WORK REQUIRED: Repeat each entry word for word. Leave any images out of the copy.

Records

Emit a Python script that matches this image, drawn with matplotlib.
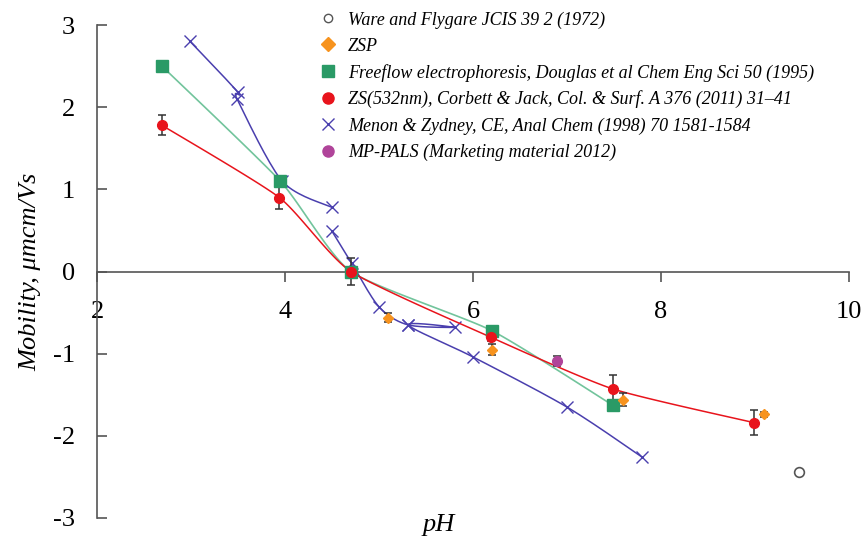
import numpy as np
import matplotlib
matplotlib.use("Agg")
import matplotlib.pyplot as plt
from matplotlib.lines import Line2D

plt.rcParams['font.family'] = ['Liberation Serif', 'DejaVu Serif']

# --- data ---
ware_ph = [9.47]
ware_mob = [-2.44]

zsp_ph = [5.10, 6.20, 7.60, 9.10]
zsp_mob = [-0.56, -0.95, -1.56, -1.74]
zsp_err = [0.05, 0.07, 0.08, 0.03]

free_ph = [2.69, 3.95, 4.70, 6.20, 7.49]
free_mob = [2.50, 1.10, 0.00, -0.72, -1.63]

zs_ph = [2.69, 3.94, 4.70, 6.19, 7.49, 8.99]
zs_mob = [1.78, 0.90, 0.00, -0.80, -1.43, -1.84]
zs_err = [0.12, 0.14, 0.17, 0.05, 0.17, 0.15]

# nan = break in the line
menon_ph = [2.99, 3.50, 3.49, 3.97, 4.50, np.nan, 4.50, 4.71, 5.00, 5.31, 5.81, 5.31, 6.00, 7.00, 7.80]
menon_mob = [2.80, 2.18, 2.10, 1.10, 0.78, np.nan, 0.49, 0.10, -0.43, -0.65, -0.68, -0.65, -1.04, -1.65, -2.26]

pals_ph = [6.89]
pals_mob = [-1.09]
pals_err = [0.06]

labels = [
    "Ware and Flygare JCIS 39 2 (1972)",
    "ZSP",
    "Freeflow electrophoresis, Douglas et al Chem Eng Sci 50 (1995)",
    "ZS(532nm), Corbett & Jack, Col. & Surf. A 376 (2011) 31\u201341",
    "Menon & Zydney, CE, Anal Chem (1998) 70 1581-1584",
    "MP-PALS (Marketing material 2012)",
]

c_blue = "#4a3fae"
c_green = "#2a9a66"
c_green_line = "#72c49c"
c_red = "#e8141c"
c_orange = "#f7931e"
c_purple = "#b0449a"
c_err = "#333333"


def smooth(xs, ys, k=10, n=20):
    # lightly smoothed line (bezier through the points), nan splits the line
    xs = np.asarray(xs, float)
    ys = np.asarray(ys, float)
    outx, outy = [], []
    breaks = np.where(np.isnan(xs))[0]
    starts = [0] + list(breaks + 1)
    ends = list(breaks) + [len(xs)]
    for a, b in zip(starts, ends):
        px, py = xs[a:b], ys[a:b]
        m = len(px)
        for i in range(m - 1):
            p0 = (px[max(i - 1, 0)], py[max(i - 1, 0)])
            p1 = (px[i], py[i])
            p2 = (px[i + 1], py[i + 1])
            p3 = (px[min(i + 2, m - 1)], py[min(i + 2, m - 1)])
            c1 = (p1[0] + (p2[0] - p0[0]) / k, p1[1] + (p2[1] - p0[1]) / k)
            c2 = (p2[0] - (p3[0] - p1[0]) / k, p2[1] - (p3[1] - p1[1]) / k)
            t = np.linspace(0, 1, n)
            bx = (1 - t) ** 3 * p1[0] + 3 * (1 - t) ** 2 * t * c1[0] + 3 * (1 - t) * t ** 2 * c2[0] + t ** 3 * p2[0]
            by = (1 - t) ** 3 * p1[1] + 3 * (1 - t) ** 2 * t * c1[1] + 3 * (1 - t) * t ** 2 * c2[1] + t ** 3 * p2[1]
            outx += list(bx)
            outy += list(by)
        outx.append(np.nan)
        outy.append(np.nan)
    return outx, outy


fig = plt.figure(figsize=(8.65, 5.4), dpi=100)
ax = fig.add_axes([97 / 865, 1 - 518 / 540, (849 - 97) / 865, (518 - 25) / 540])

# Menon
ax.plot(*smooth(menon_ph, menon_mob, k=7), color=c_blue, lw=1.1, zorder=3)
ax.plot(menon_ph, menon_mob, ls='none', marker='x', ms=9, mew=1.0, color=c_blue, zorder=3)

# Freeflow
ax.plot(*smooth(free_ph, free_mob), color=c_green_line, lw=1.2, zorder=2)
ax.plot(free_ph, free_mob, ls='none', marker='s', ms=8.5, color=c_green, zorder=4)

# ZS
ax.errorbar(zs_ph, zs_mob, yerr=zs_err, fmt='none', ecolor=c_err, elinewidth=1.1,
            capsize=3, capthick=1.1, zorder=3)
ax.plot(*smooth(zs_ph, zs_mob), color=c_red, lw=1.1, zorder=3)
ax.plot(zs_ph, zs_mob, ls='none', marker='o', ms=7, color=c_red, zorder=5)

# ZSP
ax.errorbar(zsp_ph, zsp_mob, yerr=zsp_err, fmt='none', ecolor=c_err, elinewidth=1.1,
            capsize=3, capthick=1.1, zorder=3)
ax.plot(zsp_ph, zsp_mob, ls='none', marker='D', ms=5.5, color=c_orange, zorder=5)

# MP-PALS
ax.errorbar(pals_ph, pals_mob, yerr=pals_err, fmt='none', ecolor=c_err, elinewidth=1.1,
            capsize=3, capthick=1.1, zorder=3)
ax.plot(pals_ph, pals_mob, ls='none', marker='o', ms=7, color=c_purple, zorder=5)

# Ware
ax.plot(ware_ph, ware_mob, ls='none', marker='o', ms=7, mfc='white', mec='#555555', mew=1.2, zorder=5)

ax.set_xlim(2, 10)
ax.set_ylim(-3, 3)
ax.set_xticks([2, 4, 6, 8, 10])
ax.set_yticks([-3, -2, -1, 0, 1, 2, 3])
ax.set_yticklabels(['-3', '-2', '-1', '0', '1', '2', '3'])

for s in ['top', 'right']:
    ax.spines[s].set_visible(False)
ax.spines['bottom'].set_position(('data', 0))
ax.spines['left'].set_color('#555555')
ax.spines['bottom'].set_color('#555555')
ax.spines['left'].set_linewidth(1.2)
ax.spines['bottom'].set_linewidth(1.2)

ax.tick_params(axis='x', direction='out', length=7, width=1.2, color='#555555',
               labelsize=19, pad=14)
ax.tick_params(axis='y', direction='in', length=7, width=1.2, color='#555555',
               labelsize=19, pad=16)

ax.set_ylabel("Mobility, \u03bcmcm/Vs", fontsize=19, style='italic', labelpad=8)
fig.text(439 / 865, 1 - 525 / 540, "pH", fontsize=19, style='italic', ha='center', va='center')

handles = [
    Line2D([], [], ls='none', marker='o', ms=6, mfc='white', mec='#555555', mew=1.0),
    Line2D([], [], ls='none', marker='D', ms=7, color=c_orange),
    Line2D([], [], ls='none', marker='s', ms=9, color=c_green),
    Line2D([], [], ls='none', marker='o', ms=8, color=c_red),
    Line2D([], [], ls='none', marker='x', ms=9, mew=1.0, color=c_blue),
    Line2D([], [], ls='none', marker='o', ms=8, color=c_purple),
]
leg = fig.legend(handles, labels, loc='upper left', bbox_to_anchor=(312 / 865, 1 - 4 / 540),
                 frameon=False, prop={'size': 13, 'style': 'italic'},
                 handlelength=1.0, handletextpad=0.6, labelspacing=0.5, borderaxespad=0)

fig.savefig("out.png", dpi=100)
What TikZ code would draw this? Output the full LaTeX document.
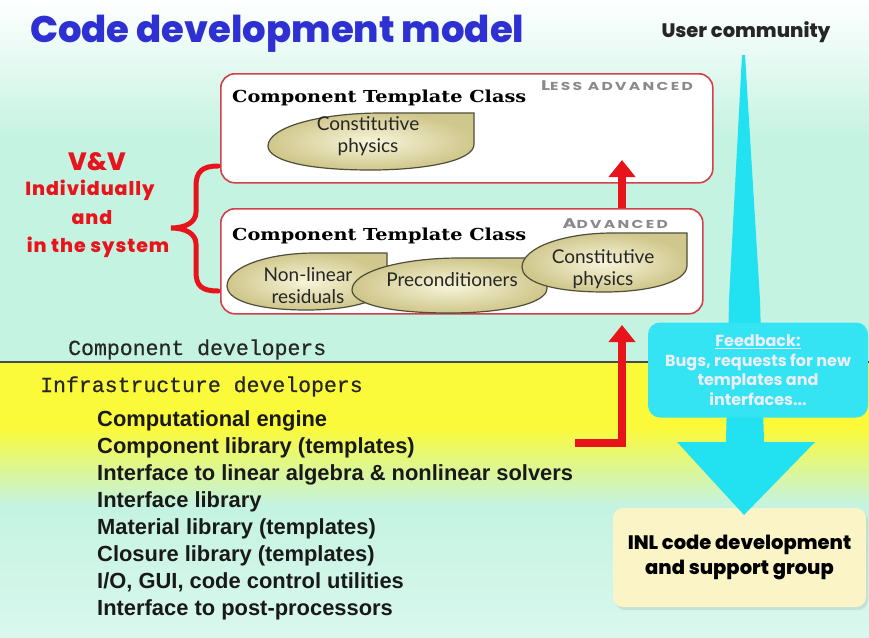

FINISHED ANSWER:
Emit a Python script that matches this image, drawn with matplotlib.
import numpy as np
import matplotlib
matplotlib.use("Agg")
import matplotlib.pyplot as plt
from matplotlib.lines import Line2D

plt.rcParams['font.family'] = ['Liberation Serif', 'DejaVu Serif']

# --- data ---
ware_ph = [9.47]
ware_mob = [-2.44]

zsp_ph = [5.10, 6.20, 7.60, 9.10]
zsp_mob = [-0.56, -0.95, -1.56, -1.74]
zsp_err = [0.05, 0.07, 0.08, 0.03]

free_ph = [2.69, 3.95, 4.70, 6.20, 7.49]
free_mob = [2.50, 1.10, 0.00, -0.72, -1.63]

zs_ph = [2.69, 3.94, 4.70, 6.19, 7.49, 8.99]
zs_mob = [1.78, 0.90, 0.00, -0.80, -1.43, -1.84]
zs_err = [0.12, 0.14, 0.17, 0.05, 0.17, 0.15]

# nan = break in the line
menon_ph = [2.99, 3.50, 3.49, 3.97, 4.50, np.nan, 4.50, 4.71, 5.00, 5.31, 5.81, 5.31, 6.00, 7.00, 7.80]
menon_mob = [2.80, 2.18, 2.10, 1.10, 0.78, np.nan, 0.49, 0.10, -0.43, -0.65, -0.68, -0.65, -1.04, -1.65, -2.26]

pals_ph = [6.89]
pals_mob = [-1.09]
pals_err = [0.06]

labels = [
    "Ware and Flygare JCIS 39 2 (1972)",
    "ZSP",
    "Freeflow electrophoresis, Douglas et al Chem Eng Sci 50 (1995)",
    "ZS(532nm), Corbett & Jack, Col. & Surf. A 376 (2011) 31\u201341",
    "Menon & Zydney, CE, Anal Chem (1998) 70 1581-1584",
    "MP-PALS (Marketing material 2012)",
]

c_blue = "#4a3fae"
c_green = "#2a9a66"
c_green_line = "#72c49c"
c_red = "#e8141c"
c_orange = "#f7931e"
c_purple = "#b0449a"
c_err = "#333333"


def smooth(xs, ys, k=10, n=20):
    # lightly smoothed line (bezier through the points), nan splits the line
    xs = np.asarray(xs, float)
    ys = np.asarray(ys, float)
    outx, outy = [], []
    breaks = np.where(np.isnan(xs))[0]
    starts = [0] + list(breaks + 1)
    ends = list(breaks) + [len(xs)]
    for a, b in zip(starts, ends):
        px, py = xs[a:b], ys[a:b]
        m = len(px)
        for i in range(m - 1):
            p0 = (px[max(i - 1, 0)], py[max(i - 1, 0)])
            p1 = (px[i], py[i])
            p2 = (px[i + 1], py[i + 1])
            p3 = (px[min(i + 2, m - 1)], py[min(i + 2, m - 1)])
            c1 = (p1[0] + (p2[0] - p0[0]) / k, p1[1] + (p2[1] - p0[1]) / k)
            c2 = (p2[0] - (p3[0] - p1[0]) / k, p2[1] - (p3[1] - p1[1]) / k)
            t = np.linspace(0, 1, n)
            bx = (1 - t) ** 3 * p1[0] + 3 * (1 - t) ** 2 * t * c1[0] + 3 * (1 - t) * t ** 2 * c2[0] + t ** 3 * p2[0]
            by = (1 - t) ** 3 * p1[1] + 3 * (1 - t) ** 2 * t * c1[1] + 3 * (1 - t) * t ** 2 * c2[1] + t ** 3 * p2[1]
            outx += list(bx)
            outy += list(by)
        outx.append(np.nan)
        outy.append(np.nan)
    return outx, outy


fig = plt.figure(figsize=(8.65, 5.4), dpi=100)
ax = fig.add_axes([97 / 865, 1 - 518 / 540, (849 - 97) / 865, (518 - 25) / 540])

# Menon
ax.plot(*smooth(menon_ph, menon_mob, k=7), color=c_blue, lw=1.1, zorder=3)
ax.plot(menon_ph, menon_mob, ls='none', marker='x', ms=9, mew=1.0, color=c_blue, zorder=3)

# Freeflow
ax.plot(*smooth(free_ph, free_mob), color=c_green_line, lw=1.2, zorder=2)
ax.plot(free_ph, free_mob, ls='none', marker='s', ms=8.5, color=c_green, zorder=4)

# ZS
ax.errorbar(zs_ph, zs_mob, yerr=zs_err, fmt='none', ecolor=c_err, elinewidth=1.1,
            capsize=3, capthick=1.1, zorder=3)
ax.plot(*smooth(zs_ph, zs_mob), color=c_red, lw=1.1, zorder=3)
ax.plot(zs_ph, zs_mob, ls='none', marker='o', ms=7, color=c_red, zorder=5)

# ZSP
ax.errorbar(zsp_ph, zsp_mob, yerr=zsp_err, fmt='none', ecolor=c_err, elinewidth=1.1,
            capsize=3, capthick=1.1, zorder=3)
ax.plot(zsp_ph, zsp_mob, ls='none', marker='D', ms=5.5, color=c_orange, zorder=5)

# MP-PALS
ax.errorbar(pals_ph, pals_mob, yerr=pals_err, fmt='none', ecolor=c_err, elinewidth=1.1,
            capsize=3, capthick=1.1, zorder=3)
ax.plot(pals_ph, pals_mob, ls='none', marker='o', ms=7, color=c_purple, zorder=5)

# Ware
ax.plot(ware_ph, ware_mob, ls='none', marker='o', ms=7, mfc='white', mec='#555555', mew=1.2, zorder=5)

ax.set_xlim(2, 10)
ax.set_ylim(-3, 3)
ax.set_xticks([2, 4, 6, 8, 10])
ax.set_yticks([-3, -2, -1, 0, 1, 2, 3])
ax.set_yticklabels(['-3', '-2', '-1', '0', '1', '2', '3'])

for s in ['top', 'right']:
    ax.spines[s].set_visible(False)
ax.spines['bottom'].set_position(('data', 0))
ax.spines['left'].set_color('#555555')
ax.spines['bottom'].set_color('#555555')
ax.spines['left'].set_linewidth(1.2)
ax.spines['bottom'].set_linewidth(1.2)

ax.tick_params(axis='x', direction='out', length=7, width=1.2, color='#555555',
               labelsize=19, pad=14)
ax.tick_params(axis='y', direction='in', length=7, width=1.2, color='#555555',
               labelsize=19, pad=16)

ax.set_ylabel("Mobility, \u03bcmcm/Vs", fontsize=19, style='italic', labelpad=8)
fig.text(439 / 865, 1 - 525 / 540, "pH", fontsize=19, style='italic', ha='center', va='center')

handles = [
    Line2D([], [], ls='none', marker='o', ms=6, mfc='white', mec='#555555', mew=1.0),
    Line2D([], [], ls='none', marker='D', ms=7, color=c_orange),
    Line2D([], [], ls='none', marker='s', ms=9, color=c_green),
    Line2D([], [], ls='none', marker='o', ms=8, color=c_red),
    Line2D([], [], ls='none', marker='x', ms=9, mew=1.0, color=c_blue),
    Line2D([], [], ls='none', marker='o', ms=8, color=c_purple),
]
leg = fig.legend(handles, labels, loc='upper left', bbox_to_anchor=(312 / 865, 1 - 4 / 540),
                 frameon=False, prop={'size': 13, 'style': 'italic'},
                 handlelength=1.0, handletextpad=0.6, labelspacing=0.5, borderaxespad=0)

fig.savefig("out.png", dpi=100)
What TikZ code would draw this? Output the full LaTeX document.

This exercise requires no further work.